▶ EXERCISE PROMPT: Word for word, copy all the data and drop the pictures.

Start

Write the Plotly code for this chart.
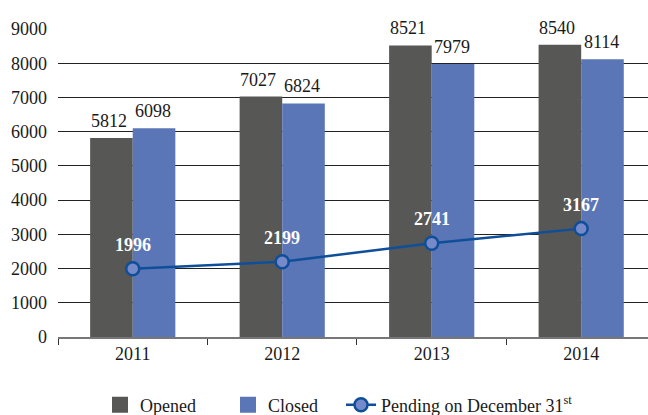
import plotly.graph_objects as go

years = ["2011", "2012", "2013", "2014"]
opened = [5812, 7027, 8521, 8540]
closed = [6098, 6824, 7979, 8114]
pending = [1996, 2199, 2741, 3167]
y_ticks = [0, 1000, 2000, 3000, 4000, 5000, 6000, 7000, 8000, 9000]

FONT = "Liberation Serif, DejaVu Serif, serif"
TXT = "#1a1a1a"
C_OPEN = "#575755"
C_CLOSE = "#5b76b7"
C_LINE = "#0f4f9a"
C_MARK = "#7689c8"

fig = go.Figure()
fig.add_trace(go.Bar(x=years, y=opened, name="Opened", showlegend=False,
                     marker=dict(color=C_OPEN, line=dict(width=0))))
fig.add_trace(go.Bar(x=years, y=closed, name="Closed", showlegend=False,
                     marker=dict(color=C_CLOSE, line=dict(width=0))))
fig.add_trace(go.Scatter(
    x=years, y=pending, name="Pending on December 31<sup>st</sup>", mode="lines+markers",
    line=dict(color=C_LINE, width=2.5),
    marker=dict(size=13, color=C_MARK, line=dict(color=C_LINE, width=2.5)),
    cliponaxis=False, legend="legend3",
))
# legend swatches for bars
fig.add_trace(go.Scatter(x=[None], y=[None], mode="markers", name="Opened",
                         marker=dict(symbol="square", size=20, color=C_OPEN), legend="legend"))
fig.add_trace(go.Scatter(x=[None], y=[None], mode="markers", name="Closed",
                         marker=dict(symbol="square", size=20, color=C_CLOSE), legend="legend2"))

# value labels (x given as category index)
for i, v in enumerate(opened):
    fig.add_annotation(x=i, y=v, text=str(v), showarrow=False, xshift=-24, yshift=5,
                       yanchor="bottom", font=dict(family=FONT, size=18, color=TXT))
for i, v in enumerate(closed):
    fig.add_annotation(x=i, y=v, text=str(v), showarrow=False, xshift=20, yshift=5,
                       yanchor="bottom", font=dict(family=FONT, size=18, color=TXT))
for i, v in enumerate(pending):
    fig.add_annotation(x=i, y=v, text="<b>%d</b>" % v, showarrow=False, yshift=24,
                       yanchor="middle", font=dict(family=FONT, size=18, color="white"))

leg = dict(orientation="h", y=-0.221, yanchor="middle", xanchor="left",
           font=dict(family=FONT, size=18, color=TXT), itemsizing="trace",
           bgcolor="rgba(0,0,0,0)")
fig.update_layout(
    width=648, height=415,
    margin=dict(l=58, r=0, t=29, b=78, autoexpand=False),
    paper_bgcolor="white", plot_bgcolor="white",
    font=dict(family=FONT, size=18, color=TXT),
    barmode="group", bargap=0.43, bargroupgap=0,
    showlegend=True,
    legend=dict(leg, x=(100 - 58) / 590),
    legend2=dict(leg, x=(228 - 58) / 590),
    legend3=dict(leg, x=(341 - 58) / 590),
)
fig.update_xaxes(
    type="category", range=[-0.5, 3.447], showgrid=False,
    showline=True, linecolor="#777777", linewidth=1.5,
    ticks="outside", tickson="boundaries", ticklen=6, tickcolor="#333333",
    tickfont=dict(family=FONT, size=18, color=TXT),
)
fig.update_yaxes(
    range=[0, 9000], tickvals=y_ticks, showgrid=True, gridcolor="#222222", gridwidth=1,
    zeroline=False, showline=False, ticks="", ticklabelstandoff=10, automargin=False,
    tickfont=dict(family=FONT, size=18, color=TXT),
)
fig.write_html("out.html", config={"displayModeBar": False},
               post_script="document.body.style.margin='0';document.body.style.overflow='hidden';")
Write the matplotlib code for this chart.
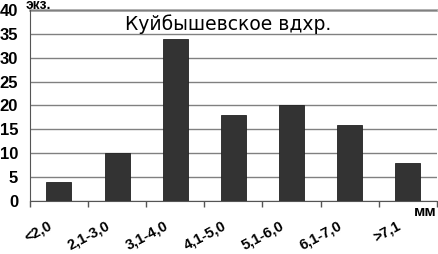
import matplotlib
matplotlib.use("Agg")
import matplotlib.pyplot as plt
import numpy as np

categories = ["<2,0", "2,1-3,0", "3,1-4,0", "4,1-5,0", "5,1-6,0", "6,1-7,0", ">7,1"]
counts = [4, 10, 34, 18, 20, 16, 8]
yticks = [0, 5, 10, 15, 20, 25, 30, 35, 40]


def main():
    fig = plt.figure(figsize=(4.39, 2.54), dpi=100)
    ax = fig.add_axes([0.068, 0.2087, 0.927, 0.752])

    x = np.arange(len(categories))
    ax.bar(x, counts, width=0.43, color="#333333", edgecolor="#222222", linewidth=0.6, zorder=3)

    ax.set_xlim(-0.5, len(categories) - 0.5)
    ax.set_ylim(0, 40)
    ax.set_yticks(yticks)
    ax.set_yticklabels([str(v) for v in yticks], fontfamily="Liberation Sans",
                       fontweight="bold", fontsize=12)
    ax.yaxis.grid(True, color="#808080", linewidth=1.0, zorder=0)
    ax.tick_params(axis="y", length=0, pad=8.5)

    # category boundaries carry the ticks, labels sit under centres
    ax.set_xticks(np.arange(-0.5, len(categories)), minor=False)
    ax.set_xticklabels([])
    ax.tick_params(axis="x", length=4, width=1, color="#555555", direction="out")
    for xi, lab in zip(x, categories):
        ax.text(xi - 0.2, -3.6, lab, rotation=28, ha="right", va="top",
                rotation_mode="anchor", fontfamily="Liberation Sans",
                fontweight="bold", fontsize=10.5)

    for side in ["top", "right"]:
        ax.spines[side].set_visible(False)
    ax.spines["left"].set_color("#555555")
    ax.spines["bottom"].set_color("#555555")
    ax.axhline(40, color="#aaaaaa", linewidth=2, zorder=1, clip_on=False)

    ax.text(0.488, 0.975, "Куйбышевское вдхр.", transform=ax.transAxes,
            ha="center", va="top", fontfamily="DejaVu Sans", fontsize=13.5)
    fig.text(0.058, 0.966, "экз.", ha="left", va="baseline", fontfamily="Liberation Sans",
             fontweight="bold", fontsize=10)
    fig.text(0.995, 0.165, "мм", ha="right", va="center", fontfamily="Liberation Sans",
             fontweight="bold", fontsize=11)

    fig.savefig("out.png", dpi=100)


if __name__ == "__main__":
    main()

End

▶ ANSWER TO THIS EXERCISE:
Write the Plotly code for this chart.
import plotly.graph_objects as go

years = ["2011", "2012", "2013", "2014"]
opened = [5812, 7027, 8521, 8540]
closed = [6098, 6824, 7979, 8114]
pending = [1996, 2199, 2741, 3167]
y_ticks = [0, 1000, 2000, 3000, 4000, 5000, 6000, 7000, 8000, 9000]

FONT = "Liberation Serif, DejaVu Serif, serif"
TXT = "#1a1a1a"
C_OPEN = "#575755"
C_CLOSE = "#5b76b7"
C_LINE = "#0f4f9a"
C_MARK = "#7689c8"

fig = go.Figure()
fig.add_trace(go.Bar(x=years, y=opened, name="Opened", showlegend=False,
                     marker=dict(color=C_OPEN, line=dict(width=0))))
fig.add_trace(go.Bar(x=years, y=closed, name="Closed", showlegend=False,
                     marker=dict(color=C_CLOSE, line=dict(width=0))))
fig.add_trace(go.Scatter(
    x=years, y=pending, name="Pending on December 31<sup>st</sup>", mode="lines+markers",
    line=dict(color=C_LINE, width=2.5),
    marker=dict(size=13, color=C_MARK, line=dict(color=C_LINE, width=2.5)),
    cliponaxis=False, legend="legend3",
))
# legend swatches for bars
fig.add_trace(go.Scatter(x=[None], y=[None], mode="markers", name="Opened",
                         marker=dict(symbol="square", size=20, color=C_OPEN), legend="legend"))
fig.add_trace(go.Scatter(x=[None], y=[None], mode="markers", name="Closed",
                         marker=dict(symbol="square", size=20, color=C_CLOSE), legend="legend2"))

# value labels (x given as category index)
for i, v in enumerate(opened):
    fig.add_annotation(x=i, y=v, text=str(v), showarrow=False, xshift=-24, yshift=5,
                       yanchor="bottom", font=dict(family=FONT, size=18, color=TXT))
for i, v in enumerate(closed):
    fig.add_annotation(x=i, y=v, text=str(v), showarrow=False, xshift=20, yshift=5,
                       yanchor="bottom", font=dict(family=FONT, size=18, color=TXT))
for i, v in enumerate(pending):
    fig.add_annotation(x=i, y=v, text="<b>%d</b>" % v, showarrow=False, yshift=24,
                       yanchor="middle", font=dict(family=FONT, size=18, color="white"))

leg = dict(orientation="h", y=-0.221, yanchor="middle", xanchor="left",
           font=dict(family=FONT, size=18, color=TXT), itemsizing="trace",
           bgcolor="rgba(0,0,0,0)")
fig.update_layout(
    width=648, height=415,
    margin=dict(l=58, r=0, t=29, b=78, autoexpand=False),
    paper_bgcolor="white", plot_bgcolor="white",
    font=dict(family=FONT, size=18, color=TXT),
    barmode="group", bargap=0.43, bargroupgap=0,
    showlegend=True,
    legend=dict(leg, x=(100 - 58) / 590),
    legend2=dict(leg, x=(228 - 58) / 590),
    legend3=dict(leg, x=(341 - 58) / 590),
)
fig.update_xaxes(
    type="category", range=[-0.5, 3.447], showgrid=False,
    showline=True, linecolor="#777777", linewidth=1.5,
    ticks="outside", tickson="boundaries", ticklen=6, tickcolor="#333333",
    tickfont=dict(family=FONT, size=18, color=TXT),
)
fig.update_yaxes(
    range=[0, 9000], tickvals=y_ticks, showgrid=True, gridcolor="#222222", gridwidth=1,
    zeroline=False, showline=False, ticks="", ticklabelstandoff=10, automargin=False,
    tickfont=dict(family=FONT, size=18, color=TXT),
)
fig.write_html("out.html", config={"displayModeBar": False},
               post_script="document.body.style.margin='0';document.body.style.overflow='hidden';")
Write the matplotlib code for this chart.
import matplotlib
matplotlib.use("Agg")
import matplotlib.pyplot as plt
import numpy as np

categories = ["<2,0", "2,1-3,0", "3,1-4,0", "4,1-5,0", "5,1-6,0", "6,1-7,0", ">7,1"]
counts = [4, 10, 34, 18, 20, 16, 8]
yticks = [0, 5, 10, 15, 20, 25, 30, 35, 40]


def main():
    fig = plt.figure(figsize=(4.39, 2.54), dpi=100)
    ax = fig.add_axes([0.068, 0.2087, 0.927, 0.752])

    x = np.arange(len(categories))
    ax.bar(x, counts, width=0.43, color="#333333", edgecolor="#222222", linewidth=0.6, zorder=3)

    ax.set_xlim(-0.5, len(categories) - 0.5)
    ax.set_ylim(0, 40)
    ax.set_yticks(yticks)
    ax.set_yticklabels([str(v) for v in yticks], fontfamily="Liberation Sans",
                       fontweight="bold", fontsize=12)
    ax.yaxis.grid(True, color="#808080", linewidth=1.0, zorder=0)
    ax.tick_params(axis="y", length=0, pad=8.5)

    # category boundaries carry the ticks, labels sit under centres
    ax.set_xticks(np.arange(-0.5, len(categories)), minor=False)
    ax.set_xticklabels([])
    ax.tick_params(axis="x", length=4, width=1, color="#555555", direction="out")
    for xi, lab in zip(x, categories):
        ax.text(xi - 0.2, -3.6, lab, rotation=28, ha="right", va="top",
                rotation_mode="anchor", fontfamily="Liberation Sans",
                fontweight="bold", fontsize=10.5)

    for side in ["top", "right"]:
        ax.spines[side].set_visible(False)
    ax.spines["left"].set_color("#555555")
    ax.spines["bottom"].set_color("#555555")
    ax.axhline(40, color="#aaaaaa", linewidth=2, zorder=1, clip_on=False)

    ax.text(0.488, 0.975, "Куйбышевское вдхр.", transform=ax.transAxes,
            ha="center", va="top", fontfamily="DejaVu Sans", fontsize=13.5)
    fig.text(0.058, 0.966, "экз.", ha="left", va="baseline", fontfamily="Liberation Sans",
             fontweight="bold", fontsize=10)
    fig.text(0.995, 0.165, "мм", ha="right", va="center", fontfamily="Liberation Sans",
             fontweight="bold", fontsize=11)

    fig.savefig("out.png", dpi=100)


if __name__ == "__main__":
    main()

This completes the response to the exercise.